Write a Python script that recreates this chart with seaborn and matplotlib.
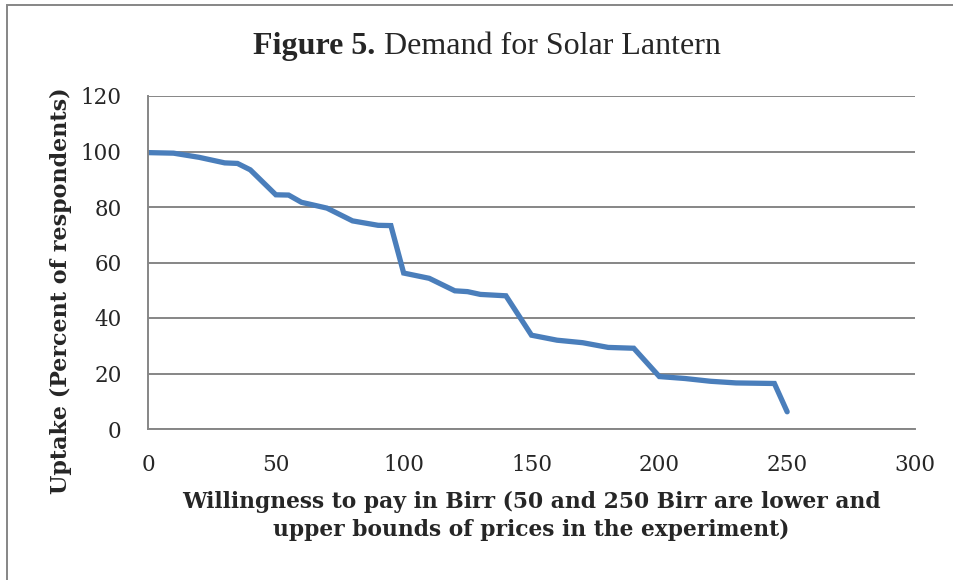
import numpy as np
import pandas as pd
import seaborn as sns
import matplotlib.pyplot as plt
from matplotlib.patches import Rectangle

# Data
price = [0, 10, 20, 30, 35, 40, 50, 55, 60, 70, 80, 90, 95, 100, 110, 120, 125, 130, 140,
         150, 160, 170, 180, 190, 200, 210, 220, 230, 245, 250]
uptake = [99.6, 99.4, 97.9, 95.9, 95.7, 93.4, 84.4, 84.3, 81.7, 79.6, 75.0, 73.4, 73.3, 56.2, 54.3,
          49.8, 49.5, 48.5, 48.0, 33.8, 32.0, 31.1, 29.4, 29.1, 18.9, 18.2, 17.2, 16.6, 16.4, 6.2]
x_ticks = [0, 50, 100, 150, 200, 250, 300]
y_ticks = [0, 20, 40, 60, 80, 100, 120]

df = pd.DataFrame({'price': price, 'uptake': uptake})

sns.set_style('white')
plt.rcParams['font.family'] = ['DejaVu Serif']

fig = plt.figure(figsize=(9.54, 5.80), dpi=100)
ax = fig.add_axes([148 / 954, 1 - 429 / 580, (915 - 148) / 954, (429 - 96) / 580])

sns.lineplot(data=df, x='price', y='uptake', ax=ax, color='#4A7EBB', linewidth=3.8,
             solid_joinstyle='miter', solid_capstyle='round')

ax.set_xlim(0, 300)
ax.set_ylim(0, 120)
ax.set_xticks(x_ticks)
ax.set_yticks(y_ticks)
ax.tick_params(axis='x', length=0, labelsize=15.5, pad=18)
ax.tick_params(axis='y', length=0, labelsize=15.5, pad=19)
ax.grid(axis='y', color='#868686', linewidth=1.4)
ax.set_axisbelow(True)
for side in ['top', 'right']:
    ax.spines[side].set_visible(False)
for side in ['left', 'bottom']:
    ax.spines[side].set_color('#868686')
    ax.spines[side].set_linewidth(1.4)
ax.set_xlabel('')
ax.set_ylabel('')

# axis titles
fig.text(531 / 954, 1 - 516 / 580,
         'Willingness to pay in Birr (50 and 250 Birr are lower and\nupper bounds of prices in the experiment)',
         ha='center', va='center', fontsize=15.7, fontweight='bold', linespacing=1.3)
fig.text(61 / 954, 1 - 291 / 580, 'Uptake (Percent of respondents)', rotation=90,
         ha='center', va='center', fontsize=16, fontweight='bold')

# title: bold part + regular part, on a shared baseline
t1 = fig.text(0, 1 - 54 / 580, 'Figure 5.', ha='left', va='baseline',
              fontsize=23, fontweight='bold', family='Liberation Serif')
t2 = fig.text(0, 1 - 54 / 580, ' Demand for Solar Lantern', ha='left', va='baseline',
              fontsize=23, family='Liberation Serif')
fig.canvas.draw()
r = fig.canvas.get_renderer()
w1 = t1.get_window_extent(r).width
w2 = t2.get_window_extent(r).width
start = 487 - (w1 + w2) / 2
t1.set_x(start / 954)
t2.set_x((start + w1) / 954)

# chart area border
fig.patches.append(Rectangle((7 / 954, -0.01), 1.0, 1 - 5 / 580 + 0.01, transform=fig.transFigure,
                             fill=False, edgecolor='#868686', linewidth=1.4))

fig.savefig('out.png', dpi=100)
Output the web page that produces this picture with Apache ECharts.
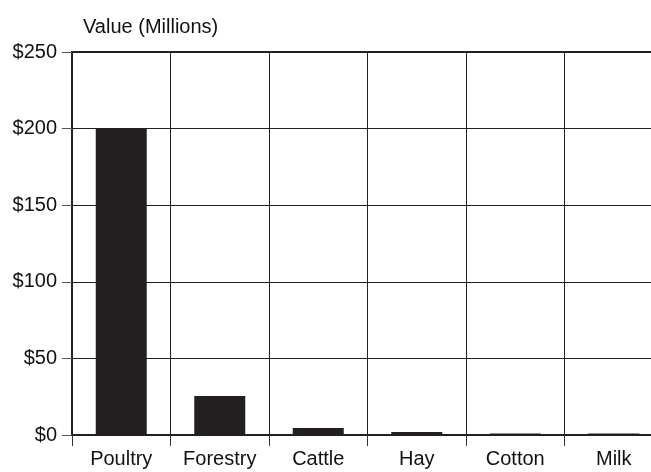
<!DOCTYPE html>
<html>
<head>
<meta charset="utf-8">
<script src="https://cdn.jsdelivr.net/npm/echarts@6/dist/echarts.min.js"></script>
<style>
html,body{margin:0;padding:0;background:#fff;overflow:hidden;}
#chart{width:663px;height:472px;}
</style>
</head>
<body>
<div id="chart"></div>
<script>
const categories = ['Poultry', 'Forestry', 'Cattle', 'Hay', 'Cotton', 'Milk'];
const values = [200, 25.5, 4.5, 2, 1, 1];
const yTicks = { min: 0, max: 250, interval: 50 };
const axisTitle = 'Value (Millions)';

const chart = echarts.init(document.getElementById('chart'), null, { renderer: 'canvas' });
const ink = '#231f20';
const font = '"Liberation Sans", Arial, Helvetica, sans-serif';
chart.setOption({
  animation: false,
  backgroundColor: '#fff',
  textStyle: { fontFamily: font },
  title: {
    text: axisTitle,
    left: 78, top: 12,
    textStyle: { fontFamily: font, fontSize: 20, fontWeight: 'normal', color: '#111' }
  },
  grid: { left: 72, top: 52, right: 0, bottom: 37, containLabel: false,
          show: true, borderWidth: 2, borderColor: ink, backgroundColor: 'transparent' },
  xAxis: {
    type: 'category',
    data: categories,
    boundaryGap: true,
    axisLine: { show: true, lineStyle: { color: ink, width: 2 } },
    axisTick: { show: true, length: 11, lineStyle: { color: '#333', width: 1 } },
    axisLabel: { color: '#111', fontSize: 20, margin: 14, fontFamily: font, interval: 0 },
    splitLine: { show: true, lineStyle: { color: ink, width: 1 } }
  },
  yAxis: {
    type: 'value',
    min: yTicks.min, max: yTicks.max, interval: yTicks.interval,
    axisLine: { show: true, lineStyle: { color: ink, width: 2 } },
    axisTick: { show: true, length: 10, lineStyle: { color: '#555', width: 1 } },
    axisLabel: { color: '#111', fontSize: 20, margin: 15, fontFamily: font, formatter: v => '$' + v },
    splitLine: { show: true, lineStyle: { color: ink, width: 1 } }
  },
  series: [{
    type: 'bar',
    data: values,
    barWidth: 51,
    itemStyle: { color: ink }
  }]
});
</script>
</body>
</html>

▬▬▬

▸ **Objective**: Everything from the top line of the data down to and including the line with "solid_joinstyle='miter', solid_capstyle='round')" is to be copied, except the pictures.

▸ **Full output**:
Write a Python script that recreates this chart with seaborn and matplotlib.
import numpy as np
import pandas as pd
import seaborn as sns
import matplotlib.pyplot as plt
from matplotlib.patches import Rectangle

# Data
price = [0, 10, 20, 30, 35, 40, 50, 55, 60, 70, 80, 90, 95, 100, 110, 120, 125, 130, 140,
         150, 160, 170, 180, 190, 200, 210, 220, 230, 245, 250]
uptake = [99.6, 99.4, 97.9, 95.9, 95.7, 93.4, 84.4, 84.3, 81.7, 79.6, 75.0, 73.4, 73.3, 56.2, 54.3,
          49.8, 49.5, 48.5, 48.0, 33.8, 32.0, 31.1, 29.4, 29.1, 18.9, 18.2, 17.2, 16.6, 16.4, 6.2]
x_ticks = [0, 50, 100, 150, 200, 250, 300]
y_ticks = [0, 20, 40, 60, 80, 100, 120]

df = pd.DataFrame({'price': price, 'uptake': uptake})

sns.set_style('white')
plt.rcParams['font.family'] = ['DejaVu Serif']

fig = plt.figure(figsize=(9.54, 5.80), dpi=100)
ax = fig.add_axes([148 / 954, 1 - 429 / 580, (915 - 148) / 954, (429 - 96) / 580])

sns.lineplot(data=df, x='price', y='uptake', ax=ax, color='#4A7EBB', linewidth=3.8,
             solid_joinstyle='miter', solid_capstyle='round')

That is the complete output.